The website has just been updated with more podcasts from researchers around the University, and I’ve contributed two podcasts discussing my own research: the first is on travel and mobility in Bleak House, and the second discusses representations of Europe in Little Dorrit.

2011 round–up

2011 saw a bit of a change in direction for this blog, reflecting my change in position: back in April I was awarded my PhD, meaning a shift in my status as a researcher and less consistency to my research activity. I’ve been working on lots of smaller research projects, and have been adapting to fitting research into a busy teaching schedule accompanied by a part-time job. As well as the time taken by these activities, I now run 3 other blogs – 2 for my students on The English 19th-century novel and Modes of Reading, and 1 through my role as ECR project officer in the Research Exchange – so research blogging is often not a priority in my limited “spare” time.

Having said that, all of this has been productive for my blog – in fact, only in 2008 did I write more posts than this year! Multiple smaller projects simply means that there are more bits and pieces to blog about, and it’s been a busy year for Victorianists thanks to a certain birthday approaching next year. Joining the academic community on Twitter has also proved stimulating and further increased the interactivity and enjoyment of blogging – for example, leading to some cross-referencing in blogging as well as the discovery of several new Victorianist blogs to read (see the recently updated sidebar).

So to wrap up the year, here are my favourite and most-read posts of 2011:

1. “Moving on and moving on”: Mobility in Bleak House; written 10 days before my viva, this post is a good example of the uses of academic blogging: this blog provided the starting-point for ideas that grew into one of my most enjoyable and productive pieces of research. I’ve since presented a paper, written an article, and am now formulating my monograph proposal around this research.

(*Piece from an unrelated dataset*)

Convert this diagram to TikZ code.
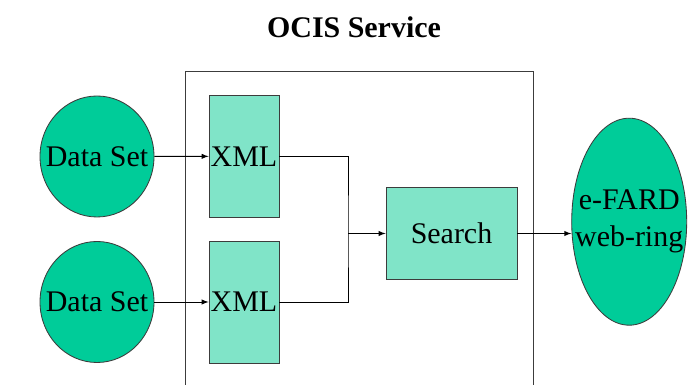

2. Old and new; reflections on the past, present and future of new media drawing together the iPad and Victorian periodical publication. I also wrote two other posts on Victorian studies and new technology: reviews of The Waste Land appand the Dickens’s Dark London app.

3. “What connection can there be”: the Great Exhibition of 1851; some research on the Bleak House paper led me to read more about the Great Exhibition, and here I blogged about the images that accompany Henry Mayhew’s comic novel 1851 – I still find these images fascinating.

4. “Can you shew me the places?” Dickens 2012 and Literary Tourism; one of my bicentenary reflections, using the urban tour of Bleak House to offer perspectives for interpreting the popularity of Dickens walking tours.

5. Wuthering Heights: it’s not all about Dickens! This is my initial response to the recent film of Wuthering Heights.

That’s my top 5, but also noteworthy are the posts about 3 excellent conferences I attended: Modes of Transport at KCL in May, Travel in the 19th Century at Lincoln in July, and (if I may say so myself!) the symposium Rural Geographies of Gender and Space, Britain 1840-1920 that I organised in September.

Looking ahead to 2012 I expect there will be the odd Dickens post or two (!), but my latest emerging projects are diverging into some different directions: I’ll be revisiting my work on George Eliot’s Adam Bede and The Mill on the Floss in preparation for a paper to be presented at Moving Dangerously in April; the work on Rural Geographies is continuing with plans for a publication of papers from the conference; and I’m looking into developing a research network on 19th century mobility with another Warwick post-doctoral researcher. I’ll also be contributing soon to Warwick’s Celebrating Dickens 2012 website.

I’ll be back in the new year with posts on all of these activities; until then, have a happy new year!

Wuthering Heights

“With regard to the rusticity of Wuthering Heights, I admit the charge, for I feel the quality. It is rustic all through. It is moorish, and wild, and knotty as the root of heath.”

In Andrea Arnold’s adaptation of Wuthering Heights,these reflections by Charlotte Brontë on her sister Emily’s novel become more pertinent than ever: not so much in that it is moorish, wild, knotty, rustic, but in the suggestion that we “feel the quality”. In Arnold’s stripped-bare adaptation it is feeling, both physical and emotional, that dominates this Wuthering Heights.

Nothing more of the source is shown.